Ser uma boa pessoa, nem se fala. O mínimo que a gente espera de um descendente é que seja alguém confiável, honesto em todas as suas relações – envolvam elas amor, amizade, trabalho, dinheiro –, que se importe com os outros. Uma boa pessoa, enfim. É para isso, acredito, que mãe e pai se esforçam tanto, até mesmo quando erram.
Só sendo mãe e pai para entender como se pode errar cheio das melhores intenções. Acontece. Os filhos, logicamente, não esquecem fácil. Os terapeutas estão aí para comprovar. Além de valores, no caso, os imateriais, a maioria das mães e pais gostaria de transmitir seus gostos para os descendentes. O time. As músicas. Os autores. Os lugares. As receitas. Transmitir ideias já é mais difícil, em geral os filhos preferem pensar com as próprias cacholas, principalmente quando têm muitas certezas, ou seja, na extrema juventude. É uma fase bonita, mas irrita um pouco. Na verdade, irrita muito, mas isso os filhos só percebem quando eles mesmos viram mães e pais. E assim a gente vai levando essa chama, como cantava o Chico.
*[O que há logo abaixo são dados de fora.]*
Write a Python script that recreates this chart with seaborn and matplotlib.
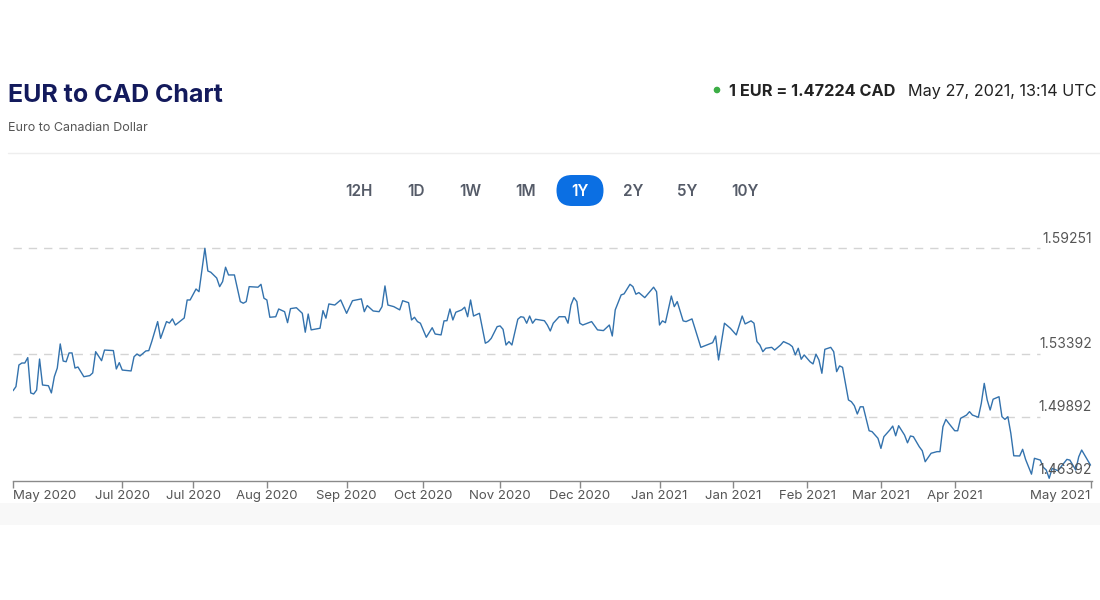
import matplotlib
matplotlib.use("Agg")
import matplotlib.pyplot as plt
from matplotlib.patches import FancyBboxPatch, Rectangle, Circle
import seaborn as sns
import pandas as pd

# ---------------- data ----------------
title = "EUR to CAD Chart"
subtitle = "Euro to Canadian Dollar"
quote_text = "1 EUR = 1.47224 CAD"
quote_time = "May 27, 2021, 13:14 UTC"
range_buttons = ["12H", "1D", "1W", "1M", "1Y", "2Y", "5Y", "10Y"]
active_button = "1Y"

# days since start (May 27, 2020)
days = [
    0, 1, 2, 3, 4, 5, 6, 7, 8, 9,
    10, 12, 13, 14, 15, 16, 17, 18, 19, 20,
    21, 22, 24, 26, 27, 28, 30, 31, 34, 35,
    36, 37, 40, 41, 42, 43, 45, 46, 47, 49,
    50, 52, 53, 54, 55, 58, 59, 60, 62, 63,
    65, 66, 67, 69, 70, 71, 72, 73, 75, 77,
    78, 79, 80, 83, 84, 85, 86, 87, 89, 90,
    92, 93, 94, 96, 98, 99, 100, 101, 104, 105,
    106, 107, 109, 111, 113, 114, 115, 118, 119, 120,
    122, 124, 125, 126, 127, 129, 131, 132, 134, 135,
    136, 137, 138, 140, 142, 143, 145, 146, 147, 148,
    149, 150, 152, 153, 154, 155, 156, 158, 160, 161,
    162, 164, 165, 166, 167, 168, 169, 171, 172, 173,
    174, 175, 176, 177, 180, 181, 182, 183, 185, 187,
    188, 189, 190, 191, 192, 193, 196, 198, 200, 202,
    203, 204, 206, 207, 209, 210, 211, 212, 214, 217,
    218, 219, 220, 221, 223, 224, 225, 227, 228, 230,
    231, 233, 235, 237, 238, 239, 241, 243, 245, 247,
    248, 250, 251, 252, 253, 254, 255, 257, 258, 260,
    261, 263, 264, 265, 266, 267, 268, 270, 271, 272,
    273, 274, 275, 277, 278, 279, 280, 281, 283, 284,
    285, 286, 287, 288, 290, 291, 293, 294, 295, 297,
    298, 299, 300, 302, 303, 304, 305, 307, 308, 309,
    311, 313, 314, 315, 316, 317, 319, 320, 321, 323,
    324, 325, 327, 328, 329, 330, 331, 332, 334, 335,
    336, 337, 338, 339, 341, 342, 343, 345, 346, 348,
    349, 350, 351, 352, 354, 355, 357, 358, 360, 361,
    362, 363, 365,
]

rates = [
    1.5135, 1.5158, 1.5278, 1.5289, 1.5289, 1.5319, 1.5123, 1.5117, 1.5139, 1.5311,
    1.5167, 1.5163, 1.5123, 1.5213, 1.5261, 1.5395, 1.5300, 1.5296, 1.5345, 1.5345,
    1.5261, 1.5267, 1.5213, 1.5219, 1.5234, 1.5352, 1.5302, 1.5361, 1.5358, 1.5256,
    1.5291, 1.5250, 1.5245, 1.5324, 1.5339, 1.5328, 1.5356, 1.5358, 1.5408, 1.5519,
    1.5426, 1.5519, 1.5511, 1.5534, 1.5500, 1.5539, 1.5639, 1.5639, 1.5700, 1.5685,
    1.5926, 1.5800, 1.5793, 1.5761, 1.5713, 1.5741, 1.5821, 1.5778, 1.5778, 1.5630,
    1.5621, 1.5630, 1.5713, 1.5710, 1.5726, 1.5649, 1.5639, 1.5543, 1.5546, 1.5589,
    1.5574, 1.5513, 1.5591, 1.5596, 1.5565, 1.5460, 1.5561, 1.5473, 1.5482, 1.5580,
    1.5538, 1.5617, 1.5611, 1.5639, 1.5565, 1.5600, 1.5635, 1.5645, 1.5574, 1.5608,
    1.5578, 1.5574, 1.5602, 1.5717, 1.5611, 1.5602, 1.5584, 1.5635, 1.5624, 1.5528,
    1.5543, 1.5519, 1.5510, 1.5432, 1.5485, 1.5450, 1.5445, 1.5523, 1.5524, 1.5589,
    1.5528, 1.5571, 1.5584, 1.5599, 1.5546, 1.5639, 1.5550, 1.5565, 1.5399, 1.5408,
    1.5426, 1.5491, 1.5495, 1.5476, 1.5389, 1.5408, 1.5389, 1.5532, 1.5546, 1.5543,
    1.5510, 1.5550, 1.5510, 1.5532, 1.5524, 1.5500, 1.5467, 1.5510, 1.5546, 1.5546,
    1.5510, 1.5611, 1.5652, 1.5630, 1.5510, 1.5500, 1.5519, 1.5473, 1.5469, 1.5500,
    1.5439, 1.5584, 1.5667, 1.5673, 1.5726, 1.5713, 1.5671, 1.5680, 1.5652, 1.5710,
    1.5685, 1.5500, 1.5523, 1.5513, 1.5661, 1.5602, 1.5630, 1.5523, 1.5519, 1.5534,
    1.5482, 1.5376, 1.5389, 1.5402, 1.5439, 1.5306, 1.5510, 1.5482, 1.5445, 1.5550,
    1.5506, 1.5523, 1.5510, 1.5408, 1.5389, 1.5352, 1.5371, 1.5376, 1.5361, 1.5389,
    1.5408, 1.5393, 1.5380, 1.5334, 1.5371, 1.5310, 1.5334, 1.5296, 1.5284, 1.5338,
    1.5306, 1.5232, 1.5365, 1.5376, 1.5352, 1.5241, 1.5273, 1.5265, 1.5084, 1.5074,
    1.5052, 1.5006, 1.5046, 1.5046, 1.4913, 1.4908, 1.4871, 1.4815, 1.4880, 1.4917,
    1.4939, 1.4885, 1.4941, 1.4889, 1.4846, 1.4884, 1.4880, 1.4824, 1.4802, 1.4741,
    1.4788, 1.4797, 1.4797, 1.4935, 1.4976, 1.4954, 1.4913, 1.4913, 1.4982, 1.5000,
    1.5019, 1.5000, 1.4988, 1.5065, 1.5176, 1.5084, 1.5028, 1.5088, 1.5102, 1.4991,
    1.4976, 1.4991, 1.4899, 1.4774, 1.4773, 1.4810, 1.4754, 1.4672, 1.4760, 1.4750,
    1.4710, 1.4695, 1.4649, 1.4704, 1.4691, 1.4713, 1.4754, 1.4750, 1.4695, 1.4768,
    1.4806, 1.4778, 1.4722,
]

grid_values = [1.59251, 1.53392, 1.49892, 1.46392]
grid_labels = ["1.59251", "1.53392", "1.49892", "1.46392"]

tick_days = [0, 37, 61, 86, 113, 139, 165, 192, 219, 244, 269, 294, 319, 365]
tick_labels = ["May 2020", "Jul 2020", "Jul 2020", "Aug 2020", "Sep 2020", "Oct 2020",
               "Nov 2020", "Dec 2020", "Jan 2021", "Jan 2021", "Feb 2021", "Mar 2021",
               "Apr 2021", "May 2021"]

# ---------------- style ----------------
sns.set_theme(style="white")
plt.rcParams["font.family"] = ["Inter", "DejaVu Sans"]

W, H = 1100, 600
fig = plt.figure(figsize=(W / 100, H / 100), dpi=100)
fig.patch.set_facecolor("white")

# background / header layer in pixel coordinates
bg = fig.add_axes([0, 0, 1, 1], zorder=0)
bg.set_xlim(0, W)
bg.set_ylim(H, 0)
bg.set_axis_off()
bg.patch.set_alpha(0)

bg.add_patch(Rectangle((0, 503), W, 22, facecolor="#f8f8f8", edgecolor="none"))
bg.plot([8, W], [153, 153], color="#eeeeee", lw=1)

bg.text(8, 96, title, fontsize=18, fontweight="bold", color="#131a5c",
        ha="left", va="center")
bg.text(8, 128, subtitle, fontsize=9, color="#555555", ha="left", va="center")

bg.add_patch(Circle((717, 90), 2.6, color="#3cae46"))
bg.text(729, 91.5, quote_text, fontsize=11.7, fontweight="bold", color="#222222",
        ha="left", va="center")
bg.text(1097, 91.5, quote_time, fontsize=11.7, color="#222222", ha="right", va="center")

btn_x = [359, 416, 470, 526, 580, 633, 687, 745]
for lab, bx in zip(range_buttons, btn_x):
    if lab == active_button:
        bg.add_patch(FancyBboxPatch((bx - 23.5, 175), 47, 31,
                                    boxstyle="round,pad=0,rounding_size=15.5",
                                    facecolor="#0b6fe3", edgecolor="none"))
        col = "white"
    else:
        col = "#555b68"
    bg.text(bx, 191, lab, fontsize=11, fontweight="semibold", color=col,
            ha="center", va="center")

# ---------------- chart ----------------
ax_left, ax_right = 13 / W, 1092 / W
ax_bottom, ax_top = 1 - 481 / H, 1 - 240 / H
ax = fig.add_axes([ax_left, ax_bottom, ax_right - ax_left, ax_top - ax_bottom], zorder=1)
ax.patch.set_alpha(0)

df = pd.DataFrame({"day": days, "rate": rates})

for v in grid_values[:-1]:
    ax.axhline(v, xmin=0, xmax=0.952, color="#d4d4d4", lw=1, ls=(0, (6, 5)), zorder=1)

sns.lineplot(data=df, x="day", y="rate", ax=ax, color="#3372ad", linewidth=1.0,
             zorder=3)

for v, lab in zip(grid_values, grid_labels):
    ax.annotate(lab, xy=(1.0, v), xycoords=("axes fraction", "data"),
                xytext=(0, 2), textcoords="offset points", ha="right", va="bottom",
                fontsize=10, color="#555555", zorder=4)

ax.set_xlim(0, 365.5)
ax.set_ylim(1.4634, 1.5972)
ax.set_xlabel("")
ax.set_ylabel("")
ax.set_yticks([])
ax.set_xticks(tick_days)
ax.set_xticklabels(tick_labels)
ax.tick_params(axis="x", direction="out", length=5, width=1, color="#888888",
               labelcolor="#555555", labelsize=9.5, pad=1.5, bottom=True)
tl = ax.get_xticklabels()
tl[0].set_ha("left")
tl[-1].set_ha("right")

for s in ["top", "left", "right"]:
    ax.spines[s].set_visible(False)
ax.spines["bottom"].set_color("#8a8a8a")
ax.spines["bottom"].set_linewidth(1)

fig.savefig("out.png", dpi=100, facecolor="white")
Minha mãe, por exemplo, passou para os descendentes dela o gosto pelo cinema. Mocinha, esperava a semana toda pela matiné com as amigas. Casada, arrastava meu pai e, na volta, nos contava o filme com cortes, dependendo da nossa idade na época, mas com riqueza de detalhes sempre. E, claro, com spoilers, porque esse conceito foi inventado bem mais tarde. As narrativas da minha mãe sempre começavam pelo fim. Ela viu O Sexto Sentido antes de mim e me contou tudo sobre o Bruce Willis, mas eu me surpreendi mesmo assim. Acho que foi por causa dela que nunca me importei com spoilers.
Quando consegui o primeiro estágio e meu chefe era o Goida, o crítico de cinema que a gente lia todos os dias no jornal, minha mãe pirou. Queria que eu perguntasse a ele sobre filmes perdidos, um final que ficou no ar, uma trama mal entendida, uma possibilidade desperdiçada. Eu, claro, não perguntava. Era jovem e cheia de certezas e jamais considerei levar as questões da minha mãe para o meu chefe. Ah, se desse para refazer esse roteiro. Na noite em que fui convidada para jantar na casa do Goida e da Daisy, minha mãe me esperou acordada para saber dos detalhes. Honrando a tradição, comecei contando da sobremesa.
Viúva, minha mãe se encontrou nos filmes. Era cinema de tarde e videocassete de noite, isso durante muitos anos. Estava junto na primeira ida do meu filho ao cinema para ver Rei Leão. Ele ainda não tinha dois anos e chorou não na cena em que o pai do Simba morre, mas no final do desenho. Não queria sair, tivemos que pagar outro ingresso e assistir de novo. Depois disso, viramos um trio frequentador de cinemas que só se desfez com a morte dela, em 2005.
Se eu fiz alguma coisa boa pelo meu filho – apresentar a minha mãe cinéfila estava no pacote – foi nunca ter achado que tal ou tal filme não serviam para ele. Juntos, nós assistimos a maravilhas que talvez parecessem chatas ou inadequadas para um guri, só que não, e também nos enganamos com bombas daquelas em que não se deve ter pudor de abandonar a sala antes da metade do filme. Fomos a cinemas de todas as cidades por onde passamos, enfrentamos chuva e frio por uma estreia, encaramos filas, madrugadões, empurra-empurra, o diabo. Valeu tanto a pena que agora, em janeiro, meu filho se forma em Cinema. Uma escolha corajosa não só dele, mas de todos os meninos e meninas que decidem, por profissão, encantar a vida da gente com filmes, com músicas, com livros, com arte.
Minha mãe teria gostado do final dessa história. Ou melhor: desse começo.